New Tools for Political Scholars

Google Earth: Platform for Academic Scholarship?

This report was included in today’s Wired News from the Chronicle of Higher Education. The University of Richmond’s Digital Scholarship Lab, home of William and Mary’s own Rob Nelson, has produced a powerful tool to provide new insights into historical voting data.

Earlier this year scholars at the University of Richmond unveiled an innovative Web site that displays county-by-county election data from U.S. presidential elections since 1840. Now their project’s been Googled. In an effort to get more exposure for their data just in time for election day, the university’s Digital Scholarship Lab spent the past few months working with Google engineers to embed the data into Google Maps and Google Earth. The results are now part of Google’s election Web site.

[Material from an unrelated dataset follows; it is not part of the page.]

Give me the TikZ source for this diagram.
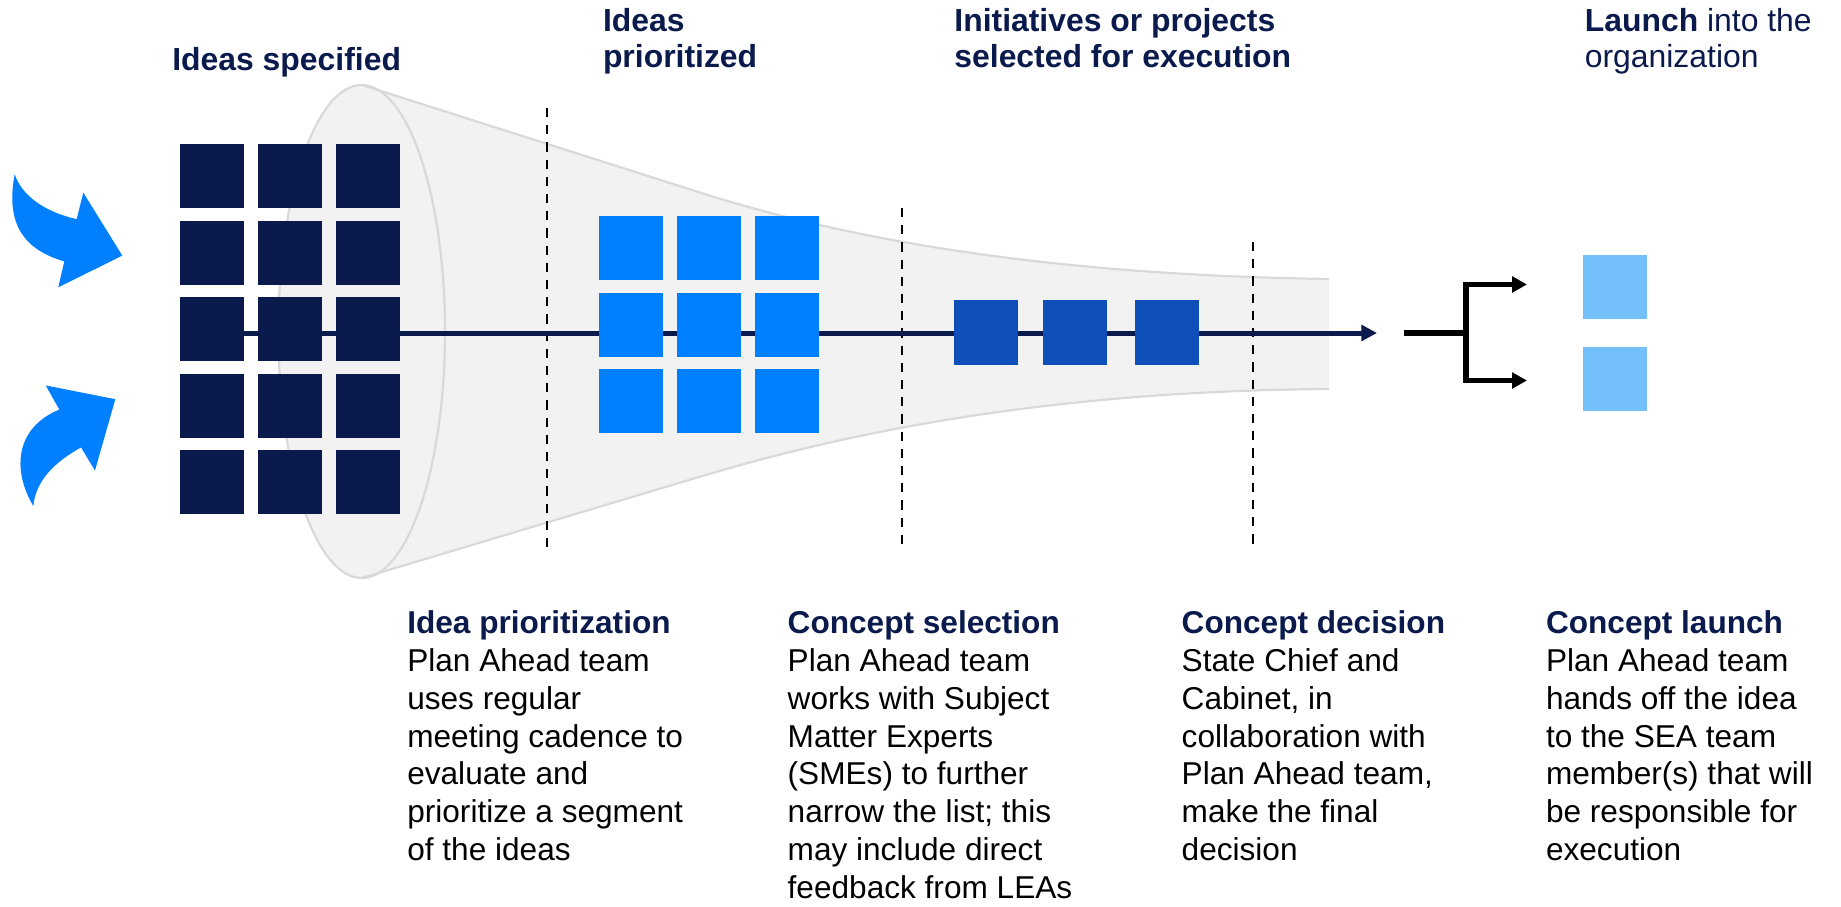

In a statement released today, Rick Klau, a manager on Google’s Elections team said, the company hoped other universities would use the Google Earth platform “to share information and make a complex collection of data structures more easily accessible.” The Richmond scholars had already developed maps with features similar to those of Google Earth, which lets users scroll around maps of the U.S., zooming in on any address to see relevant data about the locations. In fact, the Google version has less information for now, since researchers only had time to load in election data going back to 1980. But Andrew Torget, director of the Digital Scholarship Lab, said in an interview this week that the goal of the partnership was to get the information in front of a wider audience. “It was an opportunity to put out this digital scholarship on the biggest digital platform there is, Google.” As more scholars try similar map-based data projects, should they use Google as a platform? Or are there benefits to building home-grown interfaces instead? –Jeffrey R. Young

It’s the Network Stupid

Technology Review: How Obama Really Did It

In 1992, Carville said, ‘It’s the economy, stupid,'” Trippi says, recalling the exhortation of Bill Clinton’s campaign manager, James Carville. “This year, it was the network, stupid!

You have an entire generation of folks under age 25 no longer using
e-mails, not even using Facebook; a majority are using text messaging,”
All says. “I get Obama’s text messages, and every one is exactly what
it should be. It is never pointless, it is always worth reading, and it
has an action for you to take. You can have hundreds of recipients on a
text message. You have hundreds of people trying to change the world in
160 characters or less. What’s the SMS strategy for John McCain? None.”

One of the ongoing questions that I have about Web 2.0 applications is the extent to which they can contribute to solving real problems.   I wonder if our students understand that Facebook, mySpace, and the other sites that they use so effectively in their social lives have such enormous potential in the real world.  This article in the MIT Technology Review provides an extended treatment of how the basic tools of social networking can be tailored to meet the specific goals of a political campain–fundraising, canvassing, and communication.  “MyBo”, the Barack Obama networking site enrolled over a million members and is credited with raising record amounts of cash and delivering key primary wins that were essential to gaining the nomination.

MyBo offered a pretty amazing set of specific campaigning tools.  Powerful database queries allowed members to “slice and dice the geographic microdata” in ways that were previously only accessible to technically sophisticated political consultants.  The site, developed by Blue State Digital with the assistance of Facebook cofounder Chris Hughes, represented “the ultimate online political machine.”  The power of the site comes from the integration of a suite of individual tools that had been tested in the earlier campaign of Howard Dean, into a coherent whole.

It’s long article, but well worth reading.  Like so many of the others, it challenges us to wonder how we might tap into this same kind of communicative power in ways that quickly leave our bloated CMS software behind.  It also challenges us to rethink what it means to be liberally educated in the 21st century–can a person being truly literate without understanding the potential impact on our culture of these commuity building and activiation tools?